- **Exercise requirements**:
Leave every picture out and write out the records below exactly.

* start Data listing *

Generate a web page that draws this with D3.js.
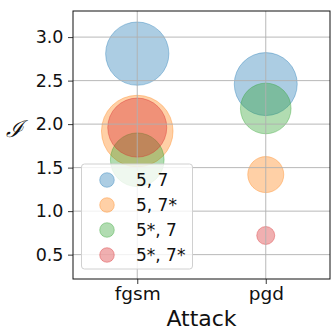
<!DOCTYPE html>
<html>
<head>
<meta charset="utf-8">
<script src="https://cdn.jsdelivr.net/npm/d3@7"></script>
<style>
  body { margin: 0; background: #fff; }
  text { font-family: "DejaVu Sans", sans-serif; fill: #111; }
</style>
</head>
<body>
<svg id="chart" width="331" height="330"></svg>
<script>
// categories on x
var attacks = ['fgsm', 'pgd'];
// legend series
var seriesNames = ['5, 7', '5, 7*', '5*, 7', '5*, 7*'];
var seriesColours = ['#1f77b4', '#ff7f0e', '#2ca02c', '#d62728'];
// I value per series, per attack (fgsm, pgd)
var valuesS57   = [2.81, 2.46];
var valuesS57s  = [1.92, 1.42];
var valuesS5s7  = [1.59, 2.18];
var valuesS5s7s = [1.96, 0.72];
// bubble size (area) per series, per attack
var sizeS57   = [1000, 990];
var sizeS57s  = [1280, 324];
var sizeS5s7  = [720, 640];
var sizeS5s7s = [870, 81];
var yTicks = [0.5, 1.0, 1.5, 2.0, 2.5, 3.0];

var allValues = [valuesS57, valuesS57s, valuesS5s7, valuesS5s7s];
var allSizes = [sizeS57, sizeS57s, sizeS5s7, sizeS5s7s];

//-------------------------------------------------------------------------------

var m = { left: 73, right: 330, top: 11, bottom: 279 };
var ALPHA = 0.37;

var svg = d3.select('#chart');

var x = d3.scalePoint().domain(attacks).range([m.left, m.right]).padding(0.5);
var y = d3.scaleLinear().domain([0.22, 3.30]).range([m.bottom, m.top]);
var r = d3.scaleSqrt().domain([0, 1280]).range([0, 35.8]);

// flatten into one point per bubble, drawn series by series
var points = [];
seriesNames.forEach(function (s, i) {
    attacks.forEach(function (a, j) {
        points.push({ series: i, attack: a, value: allValues[i][j], size: allSizes[i][j] });
    });
});

var gPlot = svg.append('g');

gPlot.selectAll('circle')
    .data(points)
    .join('circle')
    .attr('cx', d => x(d.attack))
    .attr('cy', d => y(d.value))
    .attr('r', d => r(d.size))
    .attr('fill', d => seriesColours[d.series])
    .attr('fill-opacity', ALPHA)
    .attr('stroke', d => seriesColours[d.series])
    .attr('stroke-opacity', ALPHA)
    .attr('stroke-width', 1);

// grid sits above the bubbles, as in the source
var gGrid = svg.append('g').attr('stroke', '#b0b0b0').attr('stroke-width', 0.9);
gGrid.selectAll('.gy')
    .data(yTicks)
    .join('line')
    .attr('x1', m.left).attr('x2', m.right)
    .attr('y1', d => y(d)).attr('y2', d => y(d));
gGrid.selectAll('.gx')
    .data(attacks)
    .join('line')
    .attr('class', 'gx')
    .attr('x1', d => x(d)).attr('x2', d => x(d))
    .attr('y1', m.top).attr('y2', m.bottom);

// axes
var yAxis = d3.axisLeft(y).tickValues(yTicks).tickFormat(d3.format('.1f')).tickSize(5).tickPadding(4.5);
var xAxis = d3.axisBottom(x).tickSize(5).tickPadding(3);

var gy = svg.append('g').attr('transform', `translate(${m.left},0)`).call(yAxis);
var gx = svg.append('g').attr('transform', `translate(0,${m.bottom})`).call(xAxis);
[gx, gy].forEach(function (g) {
    g.select('.domain').remove();
    g.selectAll('.tick line').attr('stroke', '#222').attr('stroke-width', 0.9);
    g.selectAll('.tick text').attr('fill', '#111');
});
gy.selectAll('.tick text').attr('font-size', 17.5);
gx.selectAll('.tick text').attr('font-size', 18.5);

// frame
svg.append('rect')
    .attr('x', m.left).attr('y', m.top)
    .attr('width', m.right - m.left).attr('height', m.bottom - m.top)
    .attr('fill', 'none').attr('stroke', '#111').attr('stroke-width', 1);

// axis labels
svg.append('text')
    .attr('x', (m.left + m.right) / 2).attr('y', 326)
    .attr('text-anchor', 'middle').attr('font-size', 22)
    .text('Attack');

svg.append('text')
    .attr('x', 14).attr('y', 137)
    .attr('text-anchor', 'middle')
    .attr('font-size', 23)
    .style('font-family', '"DejaVu Serif", serif')
    .style('font-style', 'italic')
    .text('\u2110');

// legend
var gLeg = svg.append('g');
gLeg.append('rect')
    .attr('x', 81.5).attr('y', 164).attr('width', 111).attr('height', 105)
    .attr('rx', 3)
    .attr('fill', '#fff').attr('fill-opacity', 0.8)
    .attr('stroke', '#d0d0d0').attr('stroke-width', 1);

var legRow = d3.scaleLinear().domain([0, 3]).range([180, 255]);
var rows = gLeg.selectAll('g.row')
    .data(seriesNames)
    .join('g')
    .attr('class', 'row')
    .attr('transform', (d, i) => `translate(0,${legRow(i)})`);
rows.append('circle')
    .attr('cx', 107).attr('cy', 0).attr('r', 7.3)
    .attr('fill', (d, i) => seriesColours[i]).attr('fill-opacity', ALPHA)
    .attr('stroke', (d, i) => seriesColours[i]).attr('stroke-opacity', ALPHA);
rows.append('text')
    .attr('x', 136).attr('y', 6)
    .attr('font-size', 17)
    .text(d => d);
</script>
</body>
</html>
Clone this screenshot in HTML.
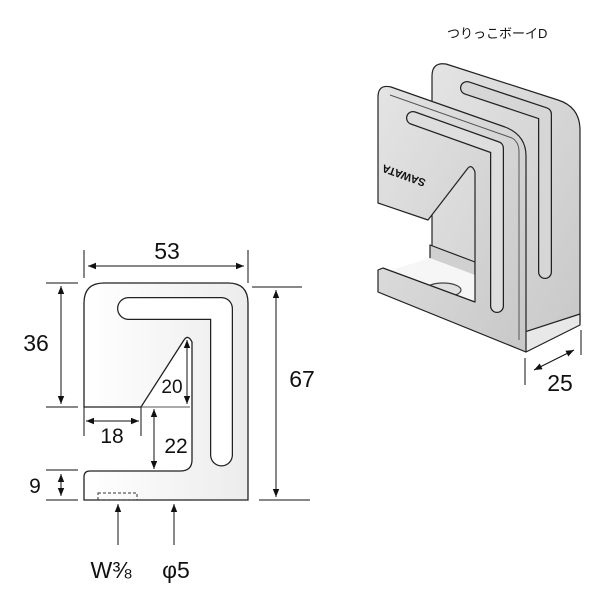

* end Data listing *

- **Response to this exercise**:
Generate a web page that draws this with D3.js.
<!DOCTYPE html>
<html>
<head>
<meta charset="utf-8">
<script src="https://cdn.jsdelivr.net/npm/d3@7"></script>
<style>
  body { margin: 0; background: #fff; }
  text { font-family: "DejaVu Sans", sans-serif; fill: #111; }
</style>
</head>
<body>
<svg id="chart" width="331" height="330"></svg>
<script>
// categories on x
var attacks = ['fgsm', 'pgd'];
// legend series
var seriesNames = ['5, 7', '5, 7*', '5*, 7', '5*, 7*'];
var seriesColours = ['#1f77b4', '#ff7f0e', '#2ca02c', '#d62728'];
// I value per series, per attack (fgsm, pgd)
var valuesS57   = [2.81, 2.46];
var valuesS57s  = [1.92, 1.42];
var valuesS5s7  = [1.59, 2.18];
var valuesS5s7s = [1.96, 0.72];
// bubble size (area) per series, per attack
var sizeS57   = [1000, 990];
var sizeS57s  = [1280, 324];
var sizeS5s7  = [720, 640];
var sizeS5s7s = [870, 81];
var yTicks = [0.5, 1.0, 1.5, 2.0, 2.5, 3.0];

var allValues = [valuesS57, valuesS57s, valuesS5s7, valuesS5s7s];
var allSizes = [sizeS57, sizeS57s, sizeS5s7, sizeS5s7s];

//-------------------------------------------------------------------------------

var m = { left: 73, right: 330, top: 11, bottom: 279 };
var ALPHA = 0.37;

var svg = d3.select('#chart');

var x = d3.scalePoint().domain(attacks).range([m.left, m.right]).padding(0.5);
var y = d3.scaleLinear().domain([0.22, 3.30]).range([m.bottom, m.top]);
var r = d3.scaleSqrt().domain([0, 1280]).range([0, 35.8]);

// flatten into one point per bubble, drawn series by series
var points = [];
seriesNames.forEach(function (s, i) {
    attacks.forEach(function (a, j) {
        points.push({ series: i, attack: a, value: allValues[i][j], size: allSizes[i][j] });
    });
});

var gPlot = svg.append('g');

gPlot.selectAll('circle')
    .data(points)
    .join('circle')
    .attr('cx', d => x(d.attack))
    .attr('cy', d => y(d.value))
    .attr('r', d => r(d.size))
    .attr('fill', d => seriesColours[d.series])
    .attr('fill-opacity', ALPHA)
    .attr('stroke', d => seriesColours[d.series])
    .attr('stroke-opacity', ALPHA)
    .attr('stroke-width', 1);

// grid sits above the bubbles, as in the source
var gGrid = svg.append('g').attr('stroke', '#b0b0b0').attr('stroke-width', 0.9);
gGrid.selectAll('.gy')
    .data(yTicks)
    .join('line')
    .attr('x1', m.left).attr('x2', m.right)
    .attr('y1', d => y(d)).attr('y2', d => y(d));
gGrid.selectAll('.gx')
    .data(attacks)
    .join('line')
    .attr('class', 'gx')
    .attr('x1', d => x(d)).attr('x2', d => x(d))
    .attr('y1', m.top).attr('y2', m.bottom);

// axes
var yAxis = d3.axisLeft(y).tickValues(yTicks).tickFormat(d3.format('.1f')).tickSize(5).tickPadding(4.5);
var xAxis = d3.axisBottom(x).tickSize(5).tickPadding(3);

var gy = svg.append('g').attr('transform', `translate(${m.left},0)`).call(yAxis);
var gx = svg.append('g').attr('transform', `translate(0,${m.bottom})`).call(xAxis);
[gx, gy].forEach(function (g) {
    g.select('.domain').remove();
    g.selectAll('.tick line').attr('stroke', '#222').attr('stroke-width', 0.9);
    g.selectAll('.tick text').attr('fill', '#111');
});
gy.selectAll('.tick text').attr('font-size', 17.5);
gx.selectAll('.tick text').attr('font-size', 18.5);

// frame
svg.append('rect')
    .attr('x', m.left).attr('y', m.top)
    .attr('width', m.right - m.left).attr('height', m.bottom - m.top)
    .attr('fill', 'none').attr('stroke', '#111').attr('stroke-width', 1);

// axis labels
svg.append('text')
    .attr('x', (m.left + m.right) / 2).attr('y', 326)
    .attr('text-anchor', 'middle').attr('font-size', 22)
    .text('Attack');

svg.append('text')
    .attr('x', 14).attr('y', 137)
    .attr('text-anchor', 'middle')
    .attr('font-size', 23)
    .style('font-family', '"DejaVu Serif", serif')
    .style('font-style', 'italic')
    .text('\u2110');

// legend
var gLeg = svg.append('g');
gLeg.append('rect')
    .attr('x', 81.5).attr('y', 164).attr('width', 111).attr('height', 105)
    .attr('rx', 3)
    .attr('fill', '#fff').attr('fill-opacity', 0.8)
    .attr('stroke', '#d0d0d0').attr('stroke-width', 1);

var legRow = d3.scaleLinear().domain([0, 3]).range([180, 255]);
var rows = gLeg.selectAll('g.row')
    .data(seriesNames)
    .join('g')
    .attr('class', 'row')
    .attr('transform', (d, i) => `translate(0,${legRow(i)})`);
rows.append('circle')
    .attr('cx', 107).attr('cy', 0).attr('r', 7.3)
    .attr('fill', (d, i) => seriesColours[i]).attr('fill-opacity', ALPHA)
    .attr('stroke', (d, i) => seriesColours[i]).attr('stroke-opacity', ALPHA);
rows.append('text')
    .attr('x', 136).attr('y', 6)
    .attr('font-size', 17)
    .text(d => d);
</script>
</body>
</html>
Clone this screenshot in HTML.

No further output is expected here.